:: Task description ::
Every line below is to be copied exactly, with the pictures left out.

:: Dataset extract ::
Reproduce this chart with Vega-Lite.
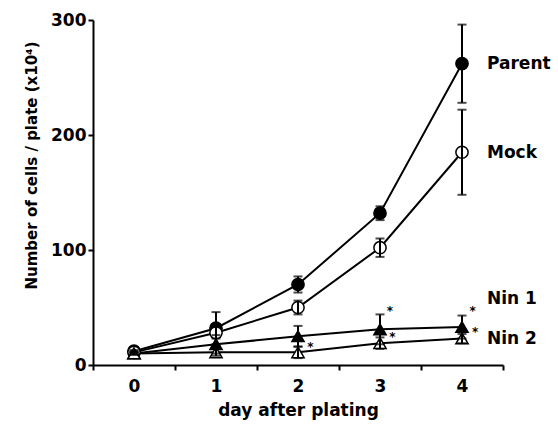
{
  "$schema": "https://vega.github.io/schema/vega-lite/v6.json",
  "width": 410,
  "height": 345,
  "autosize": "none",
  "padding": {"left": 93, "top": 20, "right": 55, "bottom": 67},
  "background": "white",
  "config": {
    "view": {"stroke": null},
    "font": "DejaVu Sans",
    "axis": {
      "domainColor": "black", "domainWidth": 2, "tickColor": "black", "tickWidth": 2, "tickSize": 5,
      "grid": false, "labelColor": "black", "titleColor": "black",
      "labelFont": "DejaVu Sans", "titleFont": "DejaVu Sans",
      "labelFontSize": 17, "labelFontWeight": "bold", "titleFontSize": 17, "titleFontWeight": "bold"
    }
  },
  "datasets": {
    "growth": [
      {"series": "Parent", "day": 0, "cells": 12, "err": 1},
      {"series": "Parent", "day": 1, "cells": 32, "err": 14},
      {"series": "Parent", "day": 2, "cells": 70, "err": 7},
      {"series": "Parent", "day": 3, "cells": 132, "err": 6},
      {"series": "Parent", "day": 4, "cells": 262, "err": 34},
      {"series": "Mock", "day": 0, "cells": 11, "err": 1},
      {"series": "Mock", "day": 1, "cells": 28, "err": 5},
      {"series": "Mock", "day": 2, "cells": 50, "err": 6},
      {"series": "Mock", "day": 3, "cells": 102, "err": 8},
      {"series": "Mock", "day": 4, "cells": 185, "err": 37},
      {"series": "Nin 1", "day": 0, "cells": 10, "err": 1},
      {"series": "Nin 1", "day": 1, "cells": 18, "err": 8},
      {"series": "Nin 1", "day": 2, "cells": 25, "err": 9},
      {"series": "Nin 1", "day": 3, "cells": 31, "err": 13},
      {"series": "Nin 1", "day": 4, "cells": 33, "err": 10},
      {"series": "Nin 2", "day": 0, "cells": 10, "err": 1},
      {"series": "Nin 2", "day": 1, "cells": 11, "err": 3},
      {"series": "Nin 2", "day": 2, "cells": 11, "err": 5},
      {"series": "Nin 2", "day": 3, "cells": 19, "err": 5},
      {"series": "Nin 2", "day": 4, "cells": 23, "err": 4}
    ],
    "stars": [
      {"day": 2.15, "cells": 18},
      {"day": 3.12, "cells": 50},
      {"day": 3.15, "cells": 27},
      {"day": 4.13, "cells": 50},
      {"day": 4.16, "cells": 31}
    ],
    "labels": [
      {"series": "Parent", "day": 4, "cells": 262},
      {"series": "Mock", "day": 4, "cells": 184},
      {"series": "Nin 1", "day": 4, "cells": 57},
      {"series": "Nin 2", "day": 4, "cells": 23}
    ]
  },
  "encoding": {
    "x": {
      "field": "day", "type": "quantitative",
      "scale": {"domain": [-0.5, 4.5], "nice": false, "zero": false},
      "axis": {
        "title": "day after plating",
        "values": [-0.5, 0.5, 1.5, 2.5, 3.5, 4.5],
        "labelExpr": "datum.value < 4 ? toString(datum.value + 0.5) : ''",
        "labelOffset": 41, "labelFlush": false, "labelPadding": 8, "titlePadding": 8
      }
    },
    "y": {
      "field": "cells", "type": "quantitative",
      "scale": {"domain": [0, 300], "nice": false},
      "axis": {
        "title": "Number of cells / plate (x10⁴)", "titleFontSize": 15, "titleY": 145,
        "values": [0, 100, 200, 300], "labelPadding": 2, "titlePadding": 11
      }
    }
  },
  "layer": [
    {
      "data": {"name": "growth"},
      "mark": {"type": "line", "color": "black", "strokeWidth": 2},
      "encoding": {"detail": {"field": "series"}}
    },
    {
      "data": {"name": "growth"},
      "mark": {"type": "point", "filled": true, "stroke": "black", "strokeWidth": 1.5, "size": 150, "opacity": 1},
      "encoding": {
        "shape": {"field": "series", "type": "nominal", "legend": null,
          "scale": {"domain": ["Parent", "Mock", "Nin 1", "Nin 2"], "range": ["circle", "circle", "triangle-up", "triangle-up"]}},
        "fill": {"field": "series", "type": "nominal", "legend": null,
          "scale": {"domain": ["Parent", "Mock", "Nin 1", "Nin 2"], "range": ["black", "white", "black", "white"]}}
      }
    },
    {
      "data": {"name": "growth"},
      "mark": {"type": "errorbar", "ticks": {"size": 9, "thickness": 2, "color": "black"}, "rule": {"strokeWidth": 2, "color": "black"}},
      "encoding": {
        "yError": {"field": "err"},
        "detail": {"field": "series"}
      }
    },
    {
      "data": {"name": "stars"},
      "mark": {"type": "text", "text": "*", "font": "DejaVu Sans", "fontSize": 12, "fontWeight": "bold", "color": "black", "dy": 3}
    },
    {
      "data": {"name": "labels"},
      "mark": {"type": "text", "align": "left", "baseline": "middle", "dx": 25, "font": "DejaVu Sans", "fontSize": 17, "fontWeight": "bold", "color": "black"},
      "encoding": {"text": {"field": "series"}}
    }
  ]
}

:: Final result ::
Reproduce this chart with Vega-Lite.
{
  "$schema": "https://vega.github.io/schema/vega-lite/v6.json",
  "width": 410,
  "height": 345,
  "autosize": "none",
  "padding": {"left": 93, "top": 20, "right": 55, "bottom": 67},
  "background": "white",
  "config": {
    "view": {"stroke": null},
    "font": "DejaVu Sans",
    "axis": {
      "domainColor": "black", "domainWidth": 2, "tickColor": "black", "tickWidth": 2, "tickSize": 5,
      "grid": false, "labelColor": "black", "titleColor": "black",
      "labelFont": "DejaVu Sans", "titleFont": "DejaVu Sans",
      "labelFontSize": 17, "labelFontWeight": "bold", "titleFontSize": 17, "titleFontWeight": "bold"
    }
  },
  "datasets": {
    "growth": [
      {"series": "Parent", "day": 0, "cells": 12, "err": 1},
      {"series": "Parent", "day": 1, "cells": 32, "err": 14},
      {"series": "Parent", "day": 2, "cells": 70, "err": 7},
      {"series": "Parent", "day": 3, "cells": 132, "err": 6},
      {"series": "Parent", "day": 4, "cells": 262, "err": 34},
      {"series": "Mock", "day": 0, "cells": 11, "err": 1},
      {"series": "Mock", "day": 1, "cells": 28, "err": 5},
      {"series": "Mock", "day": 2, "cells": 50, "err": 6},
      {"series": "Mock", "day": 3, "cells": 102, "err": 8},
      {"series": "Mock", "day": 4, "cells": 185, "err": 37},
      {"series": "Nin 1", "day": 0, "cells": 10, "err": 1},
      {"series": "Nin 1", "day": 1, "cells": 18, "err": 8},
      {"series": "Nin 1", "day": 2, "cells": 25, "err": 9},
      {"series": "Nin 1", "day": 3, "cells": 31, "err": 13},
      {"series": "Nin 1", "day": 4, "cells": 33, "err": 10},
      {"series": "Nin 2", "day": 0, "cells": 10, "err": 1},
      {"series": "Nin 2", "day": 1, "cells": 11, "err": 3},
      {"series": "Nin 2", "day": 2, "cells": 11, "err": 5},
      {"series": "Nin 2", "day": 3, "cells": 19, "err": 5},
      {"series": "Nin 2", "day": 4, "cells": 23, "err": 4}
    ],
    "stars": [
      {"day": 2.15, "cells": 18},
      {"day": 3.12, "cells": 50},
      {"day": 3.15, "cells": 27},
      {"day": 4.13, "cells": 50},
      {"day": 4.16, "cells": 31}
    ],
    "labels": [
      {"series": "Parent", "day": 4, "cells": 262},
      {"series": "Mock", "day": 4, "cells": 184},
      {"series": "Nin 1", "day": 4, "cells": 57},
      {"series": "Nin 2", "day": 4, "cells": 23}
    ]
  },
  "encoding": {
    "x": {
      "field": "day", "type": "quantitative",
      "scale": {"domain": [-0.5, 4.5], "nice": false, "zero": false},
      "axis": {
        "title": "day after plating",
        "values": [-0.5, 0.5, 1.5, 2.5, 3.5, 4.5],
        "labelExpr": "datum.value < 4 ? toString(datum.value + 0.5) : ''",
        "labelOffset": 41, "labelFlush": false, "labelPadding": 8, "titlePadding": 8
      }
    },
    "y": {
      "field": "cells", "type": "quantitative",
      "scale": {"domain": [0, 300], "nice": false},
      "axis": {
        "title": "Number of cells / plate (x10⁴)", "titleFontSize": 15, "titleY": 145,
        "values": [0, 100, 200, 300], "labelPadding": 2, "titlePadding": 11
      }
    }
  },
  "layer": [
    {
      "data": {"name": "growth"},
      "mark": {"type": "line", "color": "black", "strokeWidth": 2},
      "encoding": {"detail": {"field": "series"}}
    },
    {
      "data": {"name": "growth"},
      "mark": {"type": "point", "filled": true, "stroke": "black", "strokeWidth": 1.5, "size": 150, "opacity": 1},
      "encoding": {
        "shape": {"field": "series", "type": "nominal", "legend": null,
          "scale": {"domain": ["Parent", "Mock", "Nin 1", "Nin 2"], "range": ["circle", "circle", "triangle-up", "triangle-up"]}},
        "fill": {"field": "series", "type": "nominal", "legend": null,
          "scale": {"domain": ["Parent", "Mock", "Nin 1", "Nin 2"], "range": ["black", "white", "black", "white"]}}
      }
    },
    {
      "data": {"name": "growth"},
      "mark": {"type": "errorbar", "ticks": {"size": 9, "thickness": 2, "color": "black"}, "rule": {"strokeWidth": 2, "color": "black"}},
      "encoding": {
        "yError": {"field": "err"},
        "detail": {"field": "series"}
      }
    },
    {
      "data": {"name": "stars"},
      "mark": {"type": "text", "text": "*", "font": "DejaVu Sans", "fontSize": 12, "fontWeight": "bold", "color": "black", "dy": 3}
    },
    {
      "data": {"name": "labels"},
      "mark": {"type": "text", "align": "left", "baseline": "middle", "dx": 25, "font": "DejaVu Sans", "fontSize": 17, "fontWeight": "bold", "color": "black"},
      "encoding": {"text": {"field": "series"}}
    }
  ]
}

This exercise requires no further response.